THE TASK
Please work out how many lines in the material contain "matplotlib" and give only that figure.

* BEGIN PROVIDED DATA *

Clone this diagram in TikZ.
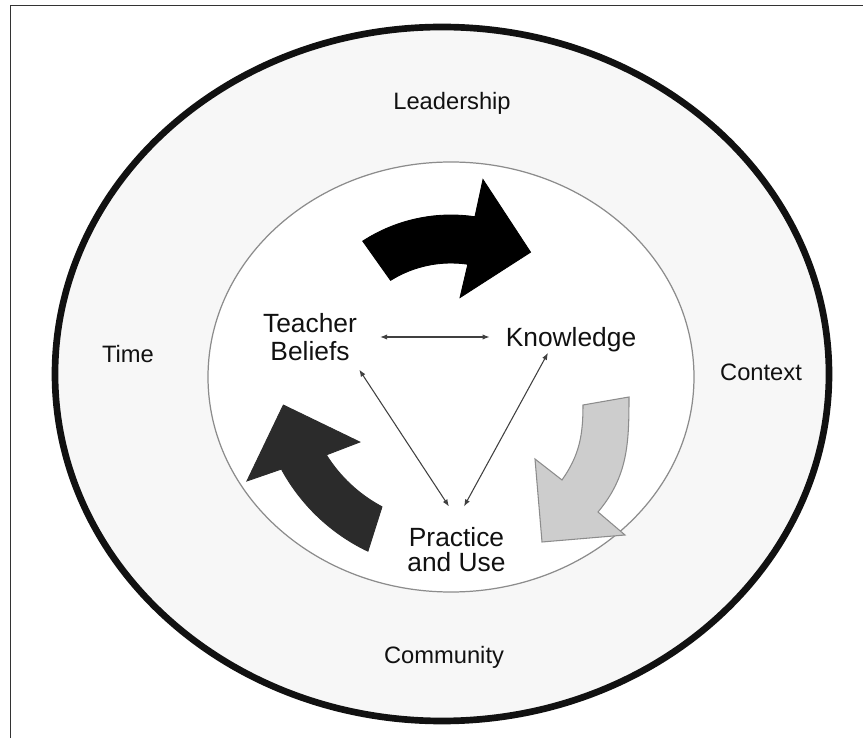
\documentclass[tikz,border=0pt]{standalone}
\usepackage{fontspec}
\setmainfont{Liberation Sans}
\usetikzlibrary{arrows.meta, calc}
\definecolor{cink}{HTML}{111111}
\definecolor{cdark}{HTML}{2B2B2B}
\definecolor{clight}{HTML}{CDCDCD}
\definecolor{cedge}{HTML}{8C8C8C}
\definecolor{cfield}{HTML}{F7F7F7}
\tikzset{
  ring/.style={draw=cink, line width=3.8pt, fill=cfield},
  core/.style={draw=cedge, line width=0.7pt, fill=white},
  factor/.style={font=\fontsize{13.5}{16}\selectfont, text=cink, anchor=base, inner sep=0pt},
  idea/.style={font=\fontsize{15}{#1}\selectfont, text=cink, align=center, inner sep=0pt},
  idea/.default=15.5pt,
  link/.style={{Latex[length=4pt,width=3pt]}-{Latex[length=4pt,width=3pt]}, draw=black!75, line width=0.6pt},
  turn/.style={fill=#1, draw=#1, line width=0.5pt},
}

\begin{document}
\begin{tikzpicture}[x=0.02cm, y=0.02cm]
  \useasboundingbox (0,0) rectangle (863,738);
  \draw[black!80, line width=1.1pt] (10.5,0) -- (10.5,732.5) -- (863,732.5);
  % outer field and inner core
  \draw[ring] (442,364) ellipse [x radius=387, y radius=347];
  \draw[core] (451,361) ellipse [x radius=243, y radius=215];
  % cycle arrows round the core
  \begin{scope}[shift={(451,361)}]
    \filldraw[turn=black] (123:162) arc[start angle=123, end angle=81.5, radius=162] -- (80.8:200) -- (57.5:148) -- (83.5:80) -- (81.5:114) arc[start angle=81.5, end angle=122, radius=114] -- cycle;
    \filldraw[turn=cdark] (244.5:193) arc[start angle=244.5, end angle=208.5, radius=193] -- (207:229) -- (189.5:170) -- (215.5:112) -- (212:147) arc[start angle=212, end angle=242, radius=147] -- cycle;
  \end{scope}
  \filldraw[fill=clight, draw=cedge, line width=0.6pt] (583,333) to[out=-90, in=55] (562,258) -- (535,279) -- (542,196) -- (625,203) -- (598,226) to[out=50, in=-90] (629,341) -- cycle;
  % factors round the ring
  \node[factor] (lead) at (452,628) {Leadership};
  \node[factor] (time) at (128,375) {Time};
  \node[factor] (ctx) at (761,357) {Context};
  \node[factor] (comm) at (444,74) {Community};
  % the three parts of the cycle
  \node[idea] (tb) at (310,401) {Teacher\\Beliefs};
  \node[idea, anchor=base] (kn) at (571,391) {Knowledge};
  \node[idea=14.2pt] (pu) at (456.5,188) {Practice\\and Use};
  \draw[link, shorten <=13pt, shorten >=9pt] (tb.east) -- (tb.east -| kn.west);
  \draw[link] ($(tb.south east)+(2,-9)$) -- ($(pu.north)+(-7.5,21)$);
  \draw[link] ($(kn.south)+(-23,0)$) -- ($(pu.north)+(7.5,21)$);
\end{tikzpicture}
\end{document}
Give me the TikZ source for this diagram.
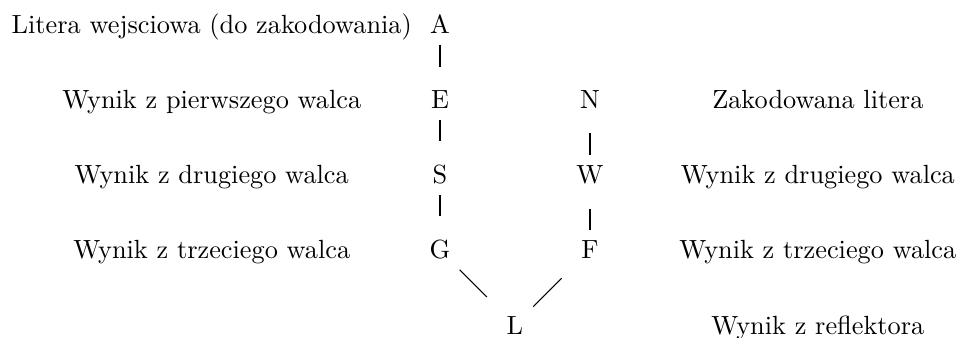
\documentclass[tikz,border=0pt]{standalone}
\begin{document}
\begin{tikzpicture}[
  lbl/.style={anchor=base},
  letter/.style={anchor=base},
  conn/.style={draw, shorten >=5.6pt, shorten <=0.5pt}
]
\useasboundingbox (0,0) rectangle (12.83,-4.517);
% left labels
\node[lbl] (t1) at (2.83,-0.454) {Litera wejsciowa (do zakodowania)};
\node[lbl] (t2) at (2.83,-1.456) {Wynik z pierwszego walca};
\node[lbl] (t3) at (2.83,-2.459) {Wynik z drugiego walca};
\node[lbl] (t4) at (2.83,-3.461) {Wynik z trzeciego walca};
% right labels
\node[lbl] (r1) at (10.93,-1.456) {Zakodowana litera};
\node[lbl] (r2) at (10.93,-2.459) {Wynik z drugiego walca};
\node[lbl] (r3) at (10.93,-3.461) {Wynik z trzeciego walca};
\node[lbl] (r4) at (10.93,-4.464) {Wynik z reflektora};
% letters
\node[letter] (a) at (5.88,-0.454) {A};
\node[letter] (e) at (5.88,-1.456) {E};
\node[letter] (s) at (5.88,-2.459) {S};
\node[letter] (g) at (5.88,-3.461) {G};
\node[letter] (l) at (6.88,-4.464) {L};
\node[letter] (f) at (7.885,-3.461) {F};
\node[letter] (w) at (7.885,-2.459) {W};
\node[letter] (n) at (7.885,-1.456) {N};
% connectors
\draw[conn] (a) -- (e);
\draw[conn] (e) -- (s);
\draw[conn] (s) -- (g);
\draw[conn] (g) -- (l);
\draw[conn] (l) -- (f);
\draw[conn] (f) -- (w);
\draw[conn] (w) -- (n);
\end{tikzpicture}
\end{document}
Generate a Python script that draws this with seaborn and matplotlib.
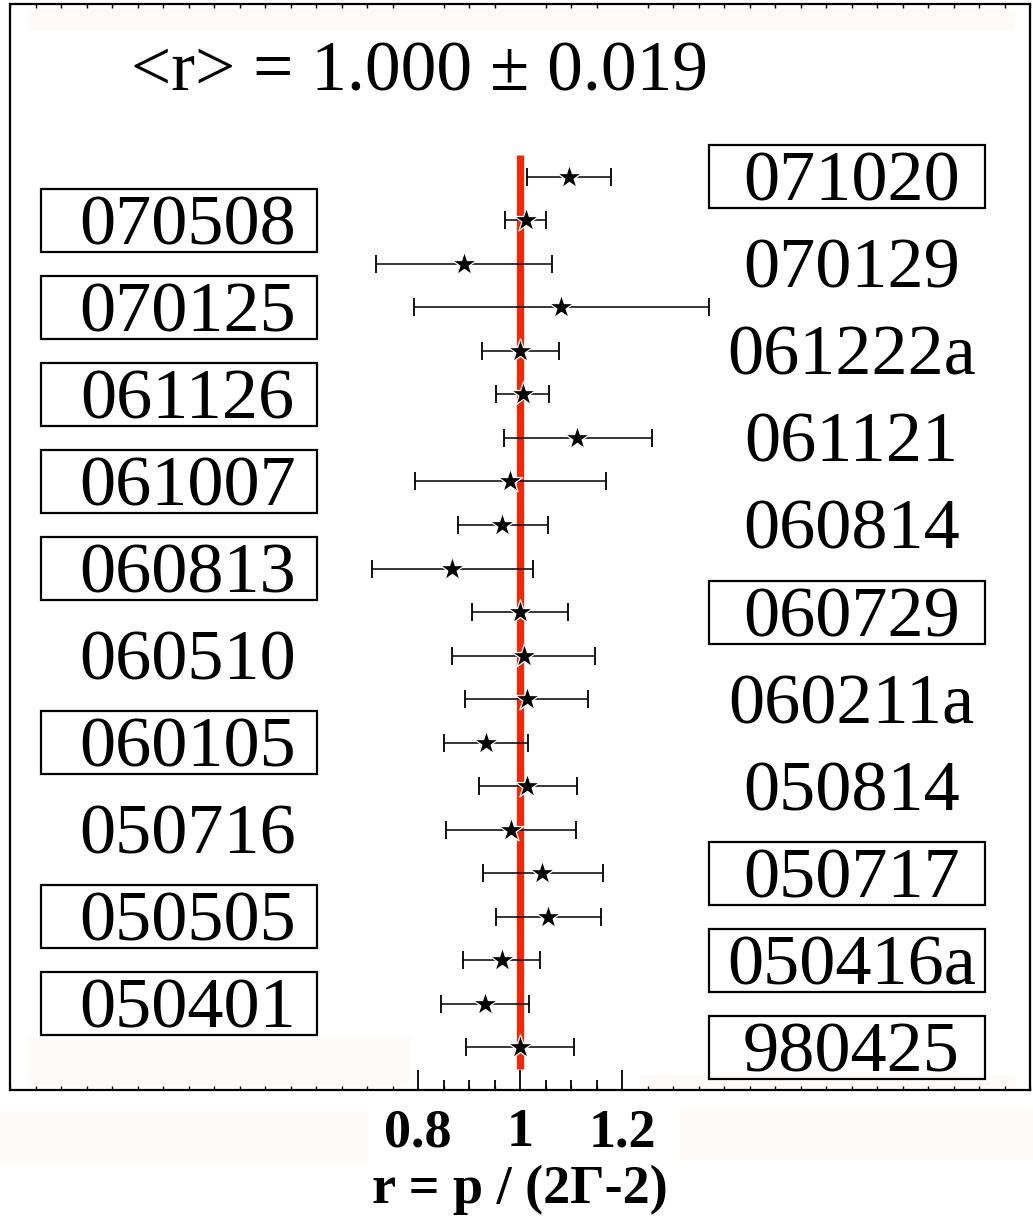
import numpy as np
import pandas as pd
import matplotlib
matplotlib.use("Agg")
import matplotlib.pyplot as plt
import seaborn as sns
from matplotlib.patches import Rectangle
from matplotlib.ticker import FixedLocator, MultipleLocator, NullLocator

sns.set_style("ticks")
plt.rcParams["font.family"] = ["Liberation Serif", "DejaVu Serif"]
plt.rcParams["text.color"] = "black"
plt.rcParams["axes.labelcolor"] = "black"
plt.rcParams["xtick.color"] = "black"

# ---------------- data (top to bottom) ----------------
grb = ["071020", "070508", "070129", "070125", "061222a", "061126", "061121",
       "061007", "060814", "060813", "060729", "060510", "060211a", "060105",
       "050814", "050716", "050717", "050505", "050416a", "050401", "980425"]
ratio = [1.096, 1.012, 0.890, 1.080, 1.000, 1.005, 1.112,
         0.981, 0.965, 0.867, 1.000, 1.007, 1.014, 0.933,
         1.014, 0.982, 1.044, 1.055, 0.964, 0.931, 1.000]
ratio_low = [1.013, 0.971, 0.718, 0.793, 0.926, 0.952, 0.968,
             0.794, 0.879, 0.710, 0.905, 0.866, 0.893, 0.850,
             0.919, 0.854, 0.928, 0.952, 0.888, 0.846, 0.895]
ratio_high = [1.178, 1.050, 1.062, 1.370, 1.076, 1.056, 1.258,
              1.168, 1.054, 1.025, 1.095, 1.148, 1.133, 1.016,
              1.111, 1.109, 1.162, 1.159, 1.039, 1.018, 1.105]
boxed = [True, True, False, True, False, True, False,
         True, False, True, True, False, False, True,
         False, False, True, True, True, True, True]
mean_r = 1.000
mean_text = "<r> = 1.000 ± 0.019"
xlabel_text = "r = p / (2Γ-2)"
tick_values = [0.8, 1.0, 1.2]
tick_labels = ["0.8", "1", "1.2"]

df = pd.DataFrame({"grb": grb, "r": ratio, "lo": ratio_low, "hi": ratio_high,
                   "boxed": boxed})
df["row"] = np.arange(len(df))
n = len(df)

# ---------------- layout ----------------
W, H = 1033, 1226
fig = plt.figure(figsize=(W / 100, H / 100), dpi=100)
fig.patch.set_facecolor("white")
ax = fig.add_axes([10 / W, (H - 1090) / H, 1020 / W, 1086 / H])
ax.set_facecolor("none")

# faint background artefacts of the original scan
pink = "#fefaf8"
for (x0, y0, w, h) in [(28, 9, 987, 21), (28, 1037, 383, 48), (640, 1075, 375, 13),
                       (0, 1111, 368, 53), (680, 1108, 353, 52)]:
    fig.patches.append(Rectangle((x0 / W, 1 - (y0 + h) / H), w / W, h / H,
                                 transform=fig.transFigure, color=pink,
                                 zorder=-5, lw=0))

# mean line
ax.vlines(mean_r, -0.5, n - 0.5, color="#ff2400", lw=5.2, zorder=1)

# error bars
ax.errorbar(df["r"], df["row"], xerr=[df["r"] - df["lo"], df["hi"] - df["r"]],
            fmt="none", ecolor="black", elinewidth=1.1, capsize=6.5,
            capthick=1.3, zorder=2)

# stars
sns.scatterplot(data=df, x="r", y="row", marker="*", s=340, color="black",
                edgecolor="white", linewidth=0.9, zorder=3, ax=ax, legend=False)

ax.set_xlim(0, 2)
ax.set_ylim(n - 0.5 + 0.48, -3.97)

# labels
box_w = 0.54
box_h = 1.45
left_box_x, right_box_x = 0.061, 1.371
left_txt_x, right_txt_x = 0.348, 1.650
base_off = 0.55
for _, rw in df.iterrows():
    right = rw["row"] % 2 == 0
    tx = right_txt_x if right else left_txt_x
    bx = right_box_x if right else left_box_x
    ax.text(tx, rw["row"] + base_off, rw["grb"], ha="center", va="baseline",
            fontsize=52, color="black", zorder=4)
    if rw["boxed"]:
        ax.add_patch(Rectangle((bx, rw["row"] - box_h / 2), box_w, box_h,
                               fill=False, ec="black", lw=1.6, zorder=4))

ax.text(0.802, -1.99, mean_text, ha="center", va="baseline", fontsize=51.5,
        color="black")

# axes styling
ax.set_yticks([])
ax.set_ylabel("")
ax.xaxis.set_major_locator(FixedLocator(tick_values))
ax.set_xticklabels(tick_labels, fontweight="bold", fontsize=39, color="black")
ax.xaxis.set_minor_locator(MultipleLocator(0.05))
ax.tick_params(axis="x", which="major", direction="in", length=14.4, width=1.3,
               top=False, bottom=True, pad=13, colors="black")
ax.tick_params(axis="x", which="minor", direction="in", length=3, width=1.0,
               top=True, bottom=True, colors="black")
for s in ax.spines.values():
    s.set_visible(True)
    s.set_linewidth(1.6)
    s.set_color("black")

medium = [v for v in np.round(np.arange(0.8, 1.2001, 0.05), 2)
          if v not in tick_values]
sec = ax.secondary_xaxis("bottom")
sec.set_xticks(medium)
sec.set_xticklabels([])
sec.xaxis.set_minor_locator(NullLocator())
sec.tick_params(direction="in", length=7.2, width=1.3, colors="black")
sec.spines["bottom"].set_visible(False)

ax.set_xlabel(xlabel_text, fontweight="bold", fontsize=39, labelpad=5,
              color="black")

fig.savefig("out.png", dpi=100, facecolor="white")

* END PROVIDED DATA *

CORRECT ANSWER
6